The next day, Trent, believing that the earl and Mrs. Dunne were alone in the hotel room, quarrels with the earl. She makes him inform Mrs. Dunne that the castle is in danger of being requisitioned. Mrs. Dunne takes back her cheque. However, after hearing from Phillips that he has been passed over for promotion, the earl has Mrs. Dunne offer him the position of managing the castle for her for a large salary, provided he turn in a recommendation that the castle not be acquired. He agrees. Now that the sale has been reinstated, the earl asks Trent to marry him, much to her delight. Miss Nicholson interrupts them with dreadful news: it turns out the earl is not in the direct line of succession after all.

== Cast ==

- David Tomlinson as The Earl of Locharne
- Helen Cherry as Boss Trent
- Margaret Rutherford as Miss Nicholson
- Barbara Kelly as Mrs. J. Clodfelter Dunne
- A. E. Matthews as Blair, a tenant
- Patricia Dainton as Ermyntrude
- Ewan Roberts as Menzies, the earl's loyal servant
- Brian Oulton as Phillips
- Clive Morton as MacFee
- Gordon Jackson as hiker
- Pat Sandys as girl hiker
- Russell Waters as Moffat
- John Harvey as Andrews
- Esme Beringer as Mrs.
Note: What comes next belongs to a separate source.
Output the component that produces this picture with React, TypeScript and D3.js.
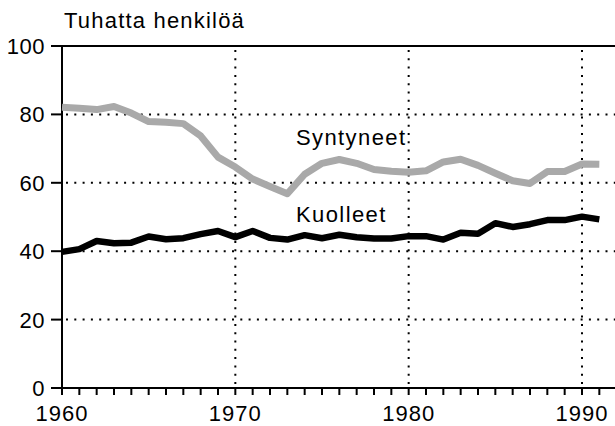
import React, { useEffect, useRef } from 'react';
import * as d3 from 'd3';

// Suomen väestö: syntyneet ja kuolleet, tuhatta henkilöä
const years = d3.range(1960, 1992);
const syntyneet = [
  82.1, 81.8, 81.4, 82.3, 80.4, 77.9, 77.7, 77.3, 73.7, 67.5,
  64.6, 61.1, 58.9, 56.8, 62.5, 65.7, 66.8, 65.7, 63.9, 63.4,
  63.1, 63.5, 66.1, 66.9, 65.1, 62.8, 60.6, 59.8, 63.3, 63.3,
  65.5, 65.4,
];
const kuolleet = [
  39.8, 40.6, 43.0, 42.3, 42.5, 44.3, 43.5, 43.8, 45.0, 45.9,
  44.1, 45.9, 43.9, 43.4, 44.7, 43.8, 44.8, 44.1, 43.7, 43.7,
  44.4, 44.4, 43.4, 45.4, 45.1, 48.2, 47.1, 47.9, 49.1, 49.1,
  50.1, 49.3,
];
const yTicks = [0, 20, 40, 60, 80, 100];
const xTickLabels = [1960, 1970, 1980, 1990];
const gridYears = [1970, 1980, 1990];

const W = 615;
const H = 426;

export default function App() {
  const svgRef = useRef<SVGSVGElement | null>(null);

  useEffect(() => {
    const svg = d3.select(svgRef.current);
    svg.selectAll('*').remove();

    const font = '"Liberation Sans", Arial, Helvetica, sans-serif';
    const left = 62;
    const x = d3.scaleLinear().domain([1960, 1990]).range([left, 582]);
    const y = d3.scaleLinear().domain([0, 100]).range([388, 46]);

    // vaakasuorat pisteviivat
    svg.append('g')
      .selectAll('line')
      .data(yTicks.filter(d => d > 0 && d < 100))
      .join('line')
      .attr('x1', left + 4)
      .attr('x2', W)
      .attr('y1', d => y(d))
      .attr('y2', d => y(d))
      .attr('stroke', '#000')
      .attr('stroke-width', 2)
      .attr('stroke-dasharray', '2,6.3');

    // pystysuorat pisteviivat
    svg.append('g')
      .selectAll('line')
      .data(gridYears)
      .join('line')
      .attr('x1', d => x(d))
      .attr('x2', d => x(d))
      .attr('y1', y(100) + 4)
      .attr('y2', y(0))
      .attr('stroke', '#000')
      .attr('stroke-width', 2)
      .attr('stroke-dasharray', '2,6.3');

    // yläreuna
    svg.append('line')
      .attr('x1', left - 11).attr('x2', W)
      .attr('y1', y(100)).attr('y2', y(100))
      .attr('stroke', '#000').attr('stroke-width', 2);

    // y-akseli
    svg.append('line')
      .attr('x1', left).attr('x2', left)
      .attr('y1', y(100)).attr('y2', y(0))
      .attr('stroke', '#000').attr('stroke-width', 2);

    svg.append('g')
      .selectAll('line')
      .data(yTicks)
      .join('line')
      .attr('x1', left - 11).attr('x2', left)
      .attr('y1', d => y(d)).attr('y2', d => y(d))
      .attr('stroke', '#000').attr('stroke-width', 2);

    svg.append('g')
      .selectAll('text')
      .data(yTicks)
      .join('text')
      .attr('x', 45)
      .attr('y', d => y(d) + 8)
      .attr('text-anchor', 'end')
      .attr('font-family', font)
      .attr('font-size', 22)
      .attr('letter-spacing', 0.5)
      .text(d => d);

    // x-akseli
    svg.append('line')
      .attr('x1', left).attr('x2', W)
      .attr('y1', y(0)).attr('y2', y(0))
      .attr('stroke', '#000').attr('stroke-width', 2);

    svg.append('g')
      .selectAll('line')
      .data(years)
      .join('line')
      .attr('x1', d => x(d)).attr('x2', d => x(d))
      .attr('y1', y(0)).attr('y2', y(0) + 7)
      .attr('stroke', '#000').attr('stroke-width', 2);

    svg.append('g')
      .selectAll('text')
      .data(xTickLabels)
      .join('text')
      .attr('x', d => x(d))
      .attr('y', 421)
      .attr('text-anchor', 'middle')
      .attr('font-family', font)
      .attr('font-size', 22)
      .attr('letter-spacing', 1)
      .text(d => d);

    // sarjat
    const line = d3.line<number>()
      .x((_, i) => x(years[i]))
      .y(d => y(d));

    svg.append('path')
      .datum(syntyneet)
      .attr('d', line)
      .attr('fill', 'none')
      .attr('stroke', '#a9a9a9')
      .attr('stroke-width', 7)
      .attr('stroke-linejoin', 'round');

    svg.append('path')
      .datum(kuolleet)
      .attr('d', line)
      .attr('fill', 'none')
      .attr('stroke', '#000')
      .attr('stroke-width', 6.5)
      .attr('stroke-linejoin', 'round');

    // tekstit
    svg.append('text')
      .attr('x', 64).attr('y', 28)
      .attr('font-family', font).attr('font-size', 22)
      .attr('letter-spacing', 1.2)
      .text('Tuhatta henkilöä');

    svg.append('text')
      .attr('x', 296).attr('y', 145)
      .attr('font-family', font).attr('font-size', 22)
      .attr('letter-spacing', 1.4)
      .text('Syntyneet');

    svg.append('text')
      .attr('x', 296).attr('y', 222)
      .attr('font-family', font).attr('font-size', 22)
      .attr('letter-spacing', 1.4)
      .text('Kuolleet');
  }, []);

  return (
    <div style={{ position: 'fixed', left: 0, top: 0, width: W, height: H, background: '#fff' }}>
      <svg ref={svgRef} width={W} height={H} style={{ display: 'block' }} />
    </div>
  );
}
Thompson, a tenant
- Winifred Willard as Miss Miller, a tenant
- David Hannaford as small boy
- Helen Christie as Jessie
- Archie Duncan as constable
- Norman MacOwan as Pettigrew
- Stringer Davis as hall porter
- Paul Blake as hotel manager

==Critical reception==
The Monthly Film Bulletin wrote: "The difficulties of the titled poor, an idea amusing when new, has been exploited too often in recent productions. David Tomlinson and Helen Cherry reinforce this impression by their lack of enthusiasm. Only Margaret Rutherford, clad in full Highland regalia and her own sublime brand of humour, lends life to a joke which otherwise falls flat, though it apparently sparkled a bit more on the stage."

Kine Weekly wrote: "Farcical comedy, smoothly adapted from the West End stage success. ... Certain of laughs in practically any company, it honours not hides behind the eagerly sought quota label. Capital British light booking."

Picturegoer wrote: "Chuckles all the way in a neat comedy about the parlous condition of some of the stately homes of Scotland. It is well produced and picturesquely staged."

At the time of its American release, The New York Times described the film as a "slender but thoroughly good-natured little British comedy".

TVGuide.com said: "this stage play should have stayed on the stage."

In British Sound Films: The Studio Years 1928–1959 David Quinlan rated the film as "good", writing: "A good few chuckles, mainly from Margaret Rutherford as the genealogist."

Leslie Halliwell said: "Topical comedy which sparkled more on the stage."

A reviewer on the website Fantastic Movie Musings and Ramblings wrote, "all in all, a delightful comedy."